Masih soal “jaringan” yang dirawat baik, ada contoh menarik tentang sumber daya modal yang mengalir dengan amat sederhana. Seorang kawan, mendapat cerita tentang bagaimana rekannya – seorang keturunan Tionghoa, secara rutin memperoleh kiriman dana segar dari rekan-rekannya. Usaha riilnya, melayani pengobatan alternatif tusuk jarum. Tapi bukan dari urusan pengobatan itu, ia memperoleh dana relatif lancar. “Bisakah kamu mengatakan, berapa orang yang benar-benar kawanmu? Lalu siapa diantara kawan dekatmu, yang rela memberimu sekadar uang pertemanan setahun sekali dengan nilai nominal tertentu. Setahun sekali, Bung. Takkan ada yang keberatan. Nah, modal saya, cuma telpon genggam dan pulsa. Saya ingatkan kawan-kawan saya, uang pertemannya tahun ini, saatnya ditransfer.” Nah, dengan mengirim pesan seperti itu, si shinse kecil-kecilan ini mendapat dana rutin, setiap hari dari orang yang berbeda. Semuanya, dari kawannya!

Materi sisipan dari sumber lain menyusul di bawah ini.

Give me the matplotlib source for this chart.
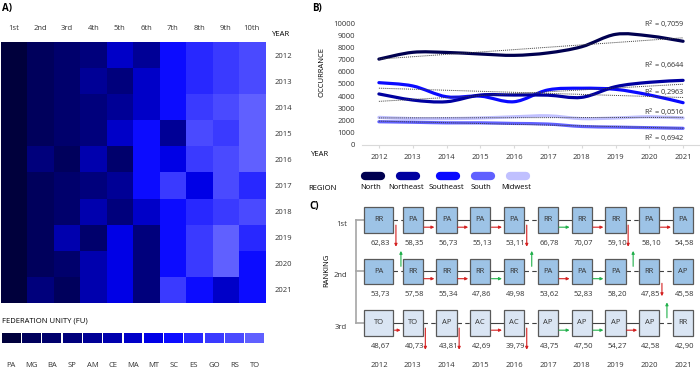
import numpy as np
import matplotlib
matplotlib.use("Agg")
import matplotlib.pyplot as plt
from matplotlib.colors import ListedColormap
from matplotlib.path import Path
from matplotlib.patches import PathPatch, Rectangle
from matplotlib.lines import Line2D

plt.rcParams['font.family'] = ['Open Sans', 'DejaVu Sans']
plt.rcParams['font.size'] = 5.5

# ---------------- data ----------------
years = [2012, 2013, 2014, 2015, 2016, 2017, 2018, 2019, 2020, 2021]
positions = ['1st', '2nd', '3rd', '4th', '5th', '6th', '7th', '8th', '9th', '10th']

# panel A: federation unity per year (rows) and position (columns)
fu_codes = ['PA', 'MG', 'BA', 'SP', 'AM', 'CE', 'MA', 'MT', 'SC', 'ES', 'GO', 'RS', 'TO']
fu_colors = ['#00003c', '#00005c', '#00006c', '#00007c', '#000096', '#0000ae',
             '#0000c8', '#0000e6', '#0c0cff', '#2828ff', '#3a3aff', '#4a4aff', '#6060ff']
heat_fu = [
    ['PA', 'MG', 'BA', 'SP', 'MA', 'AM', 'SC', 'ES', 'GO', 'RS'],
    ['PA', 'MG', 'BA', 'AM', 'SP', 'MA', 'SC', 'ES', 'GO', 'RS'],
    ['PA', 'MG', 'BA', 'SP', 'AM', 'MA', 'SC', 'GO', 'RS', 'TO'],
    ['PA', 'MG', 'BA', 'SP', 'MA', 'SC', 'AM', 'RS', 'GO', 'TO'],
    ['PA', 'SP', 'MG', 'CE', 'BA', 'SC', 'MT', 'GO', 'RS', 'TO'],
    ['PA', 'MG', 'BA', 'SP', 'AM', 'SC', 'GO', 'MT', 'RS', 'ES'],
    ['PA', 'MG', 'BA', 'CE', 'SP', 'MA', 'SC', 'ES', 'GO', 'RS'],
    ['PA', 'MG', 'CE', 'BA', 'MT', 'SP', 'SC', 'GO', 'TO', 'ES'],
    ['PA', 'MG', 'BA', 'CE', 'MT', 'SP', 'SC', 'GO', 'TO', 'SC'],
    ['PA', 'SP', 'MG', 'CE', 'MT', 'SP', 'GO', 'SC', 'MA', 'SC'],
]

# panel B: occurrences by region
regions = ['North', 'Northeast', 'Southeast', 'South', 'Midwest']
region_colors = ['#000050', '#0000a0', '#0a0aff', '#6060ff', '#c0c0ff']
north = [7050, 7610, 7600, 7470, 7360, 7560, 8070, 9090, 8960, 8520]
northeast = [4180, 3680, 3540, 4090, 4090, 4080, 3900, 4780, 5140, 5300]
southeast = [5110, 4840, 3950, 4000, 3540, 4510, 4650, 4560, 4100, 3460]
south = [1890, 1850, 1800, 1800, 1750, 1700, 1500, 1450, 1400, 1350]
midwest = [2250, 2150, 2150, 2200, 2300, 2380, 2150, 2200, 2300, 2200]
r2_labels = ['R$^2$ = 0,7059', 'R$^2$ = 0,6644', 'R$^2$ = 0,2963', 'R$^2$ = 0,0516', 'R$^2$ = 0,6942']
r2_y = [9860, 6480, 4260, 2610, 470]

# panel C: top three ranking
rank1 = ['RR', 'PA', 'PA', 'PA', 'PA', 'RR', 'RR', 'RR', 'PA', 'PA']
rank2 = ['PA', 'RR', 'RR', 'RR', 'RR', 'PA', 'PA', 'PA', 'RR', 'AP']
rank3 = ['TO', 'TO', 'AP', 'AC', 'AC', 'AP', 'AP', 'AP', 'AP', 'RR']
val1 = [62.83, 58.35, 56.73, 55.13, 53.11, 66.78, 70.07, 59.10, 58.10, 54.58]
val2 = [53.73, 57.58, 55.34, 47.86, 49.98, 53.62, 52.83, 58.20, 47.85, 45.58]
val3 = [48.67, 40.73, 43.81, 42.69, 39.79, 43.75, 47.50, 54.27, 42.58, 42.90]

W, H = 700, 370
fig = plt.figure(figsize=(7, 3.7), dpi=100)


def px_axes(x0, y0, x1, y1):
    return fig.add_axes([x0 / W, 1 - y1 / H, (x1 - x0) / W, (y1 - y0) / H])


# overlay for free text
ov = fig.add_axes([0, 0, 1, 1])
ov.set_xlim(0, W)
ov.set_ylim(H, 0)
ov.axis('off')
ov.text(2, 8, 'A)', fontsize=7, fontweight='bold', va='center')
ov.text(312, 8, 'B)', fontsize=7, fontweight='bold', va='center')
ov.text(309, 207, 'C)', fontsize=7, fontweight='bold', va='center')
ov.text(281, 34, 'YEAR', ha='center', va='center')
ov.text(2, 321, 'FEDERATION UNITY (FU)', va='center')
ov.text(320, 155, 'YEAR', ha='center', va='center')
ov.text(322, 188, 'REGION', ha='center', va='center')
ov.text(322, 72, 'OCCURRANCE', rotation=90, ha='center', va='center')
ov.text(327, 270, 'RANKING', rotation=90, ha='center', va='center')
ov.text(379, 365, '', ha='center')

# legend of panel B
leg_x = [373, 408, 448, 483, 518]
for xc, name, col in zip(leg_x, regions, region_colors):
    ov.add_line(Line2D([xc - 8, xc + 8], [176, 176], color=col, lw=6, solid_capstyle='round'))
    ov.text(xc - 2, 187.5, name, ha='center', va='center')

# ---------------- panel A ----------------
axA = px_axes(1, 42, 265, 303)
idx = np.array([[fu_codes.index(c) for c in row] for row in heat_fu])
cmap = ListedColormap(fu_colors)
axA.imshow(idx, cmap=cmap, vmin=-0.5, vmax=len(fu_codes) - 0.5, aspect='auto', interpolation='nearest')
axA.set_xticks(range(len(positions)))
axA.set_xticklabels(positions)
axA.set_yticks(range(len(years)))
axA.set_yticklabels(years)
axA.xaxis.tick_top()
axA.yaxis.tick_right()
axA.tick_params(length=0, pad=7, labelsize=5.5, labelcolor='#333333')
for s in axA.spines.values():
    s.set_visible(False)

axL = px_axes(1, 333, 265, 343)
axL.bar(range(len(fu_codes)), 1, width=0.93, color=fu_colors)
axL.set_xlim(-0.5, len(fu_codes) - 0.5)
axL.set_ylim(0, 1)
axL.set_xticks(range(len(fu_codes)))
axL.set_xticklabels(fu_codes)
axL.set_yticks([])
axL.tick_params(length=0, pad=14, labelsize=5.5, labelcolor='#333333')
for s in axL.spines.values():
    s.set_visible(False)

# ---------------- panel B ----------------
axB = px_axes(362, 23.3, 700, 144.7)
axB.set_xlim(2011.5, 2021.5)
axB.set_ylim(0, 10000)


def smooth_path(xs, ys):
    pts = np.column_stack([xs, ys]).astype(float)
    n = len(pts)
    verts = [pts[0]]
    codes = [Path.MOVETO]
    for i in range(n - 1):
        p0 = pts[i - 1] if i > 0 else pts[i]
        p1, p2 = pts[i], pts[i + 1]
        p3 = pts[i + 2] if i + 2 < n else pts[i + 1]
        verts += [p1 + (p2 - p0) / 6, p2 - (p3 - p1) / 6, p2]
        codes += [Path.CURVE4] * 3
    return Path(verts, codes)


series = [north, northeast, southeast, south, midwest]
order = [4, 3, 2, 1, 0]
for k in order:
    axB.add_patch(PathPatch(smooth_path(years, series[k]), fill=False,
                            edgecolor=region_colors[k], lw=2.3, capstyle='round', zorder=2))
for k in range(5):
    a, b = np.polyfit(years, series[k], 1)
    axB.plot([years[0], years[-1]], [a * years[0] + b, a * years[-1] + b],
             ls=(0, (1, 1)), color='#404040', lw=0.7, zorder=3)
for lab, yv in zip(r2_labels, r2_y):
    axB.text(2020.45, yv, lab, ha='center', va='center', fontsize=5.3, color='#333333')

axB.set_xticks(years)
axB.set_yticks(range(0, 10001, 1000))
axB.tick_params(axis='y', length=0, pad=5, labelsize=5.5, labelcolor='#333333')
axB.tick_params(axis='x', length=2, color='#d9d9d9', pad=5, labelsize=5.5, labelcolor='#333333')
for s in ['top', 'right', 'left']:
    axB.spines[s].set_visible(False)
axB.spines['bottom'].set_color('#d9d9d9')
axB.patch.set_alpha(0)

# ---------------- panel C ----------------
axC = px_axes(362, 200, 700, 370)
axC.set_xlim(2011.5, 2021.5)
axC.set_ylim(3.913, 0.612)
axC.axis('off')

ranks = [rank1, rank2, rank3]
vals = [val1, val2, val3]
fills = ['#9dc3e6', '#9dc3e6', '#dae5f3']
px = 1 / 33.8
bh = 0.49


def bw(i):
    return 0.86 if i == 0 else 0.6


for r in range(3):
    rr = r + 1
    for i, y in enumerate(years):
        w = bw(i)
        axC.add_patch(Rectangle((y - w / 2, rr - bh / 2), w, bh, facecolor=fills[r],
                                edgecolor='#595959', lw=0.9, zorder=3))
        axC.text(y, rr, ranks[r][i], ha='center', va='center', fontsize=5.5, color='#333333', zorder=4)
        axC.text(y + 0.05, rr + 0.45, f'{vals[r][i]:.2f}'.replace('.', ','),
                 ha='center', va='center', fontsize=5.5, color='#333333')
        if i < len(years) - 1:
            xa = y + w / 2
            xb = years[i + 1] - bw(i + 1) / 2
            same = ranks[r][i] == ranks[r][i + 1]
            axC.plot([xa, xb], [rr, rr], color='#404040', lw=0.8,
                     ls='-' if same else (0, (4, 3)), zorder=2)
            if same:
                up = vals[r][i + 1] > vals[r][i]
                axC.annotate('', xy=(xb - 2 * px, rr + 0.14), xytext=(xa + 1 * px, rr + 0.14),
                             arrowprops=dict(arrowstyle='-|>', color='#21b04b' if up else '#d42020',
                                             lw=0.8, mutation_scale=4, shrinkA=0, shrinkB=0))
    axC.text(2011.5 - 15 * px, rr + 0.08, ['1st', '2nd', '3rd'][r], ha='right', va='center',
             fontsize=5.5, color='#333333')

# transitions between ranks
for i in range(len(years) - 1):
    now = [ranks[r][i] for r in range(3)]
    nxt = [ranks[r][i + 1] for r in range(3)]
    xr = years[i] + bw(i) / 2 + 2.5 * px
    for r in range(3):
        rr = r + 1
        team = now[r]
        newpos = nxt.index(team) + 1 if team in nxt else 4
        if newpos > rr:
            y0, y1 = (rr + 0.1, rr + 0.52) if r < 2 or True else (rr + 0.1, rr + 0.5)
            if r == 1 and newpos == 3:
                y0, y1 = rr + 0.23, rr + 0.48
            axC.annotate('', xy=(xr, y1), xytext=(xr, y0),
                         arrowprops=dict(arrowstyle='-|>', color='#d42020', lw=0.8,
                                         mutation_scale=4, shrinkA=0, shrinkB=0))
        team2 = nxt[r]
        oldpos = now.index(team2) + 1 if team2 in now else 4
        if rr < oldpos <= 3:
            axC.annotate('', xy=(xr + 5 * px, rr + 0.6), xytext=(xr + 5 * px, oldpos - 0.1),
                         arrowprops=dict(arrowstyle='-|>', color='#21b04b', lw=0.8,
                                         mutation_scale=4, shrinkA=0, shrinkB=0))

# bracket on the left
bx = 2011.5 - 6 * px
axC.plot([bx, bx], [1, 3], color='#a6a6a6', lw=1.2, clip_on=False)
for rr in [1, 2, 3]:
    axC.plot([bx, 2012 - bw(0) / 2], [rr, rr], color='#a6a6a6', lw=1.2, clip_on=False)

for y in years:
    axC.text(y, 3.816, str(y), ha='center', va='center', fontsize=5.5, color='#333333')

fig.savefig('out.png', dpi=100)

Saat istri kawan saya ini sedang menanti kelahiran anaknya yang ketiga, ia dalam situasi tongpes (kantong kempes)! “Duitku cuma ada satu jutaan di tabungan. Paling sedikit, kalau istriku melahirkan normal, bisa habis sejutaan lebih. Kalau ada masalah, bisa lebih besar. Aku khawatir sekali. Lalu kuingat kawanku, si shinse itu. Semua nomor ha pe kawan yang ada dalam ha pe ku, kukirimi SMS, memberitahu mereka, saat ini aku sedang berdebar-debar menunggui kelahiran anak ketiga di rumah sakit. Habis itu, aku pasrah saja. Beberapa kawan membalas, menanyakan nomor rekeningku. Eh, tak lama, paginya, setelah kulunasi duapertiga biaya persalinan, aku masih punya tunggakan. Kujanjikan kepada petugas adminsitrasi, siang itu juga kekurangannya akan kulunasi. Kawan, tahu apa yang terjadi saat aku periksa saldo di rekeningku. Saldo tabunganku, bertambah dua kali lipat. Lebih dari cukup untuk melunasi tunggakan biaya istri melahirkan. Bahkan esoknya masih ada beberapa transfer susulan.”
Pembaca, kisah tauke Jembatan Tiga, shinse dengan sumbangan pertemanannya, dan kawan saya yang baru melahirkan anak ketiga itu, adalah contoh, betapa penting merawat “jaringan”. Jaringan, adalah sekumpulan individu yang memiliki rasa respek terhadap diri kita, karena kredibilitas pertemanan kita yang bisa diandalkan. Bisnis, di zaman kapan pun, akan eksis dengan kredibilitas semacam ini. Kewirausahaan, memang bukan cuma soal “uang” tapi juga “jaringan”. Dunia perubahan sosial menyebutnya sebagai social capital.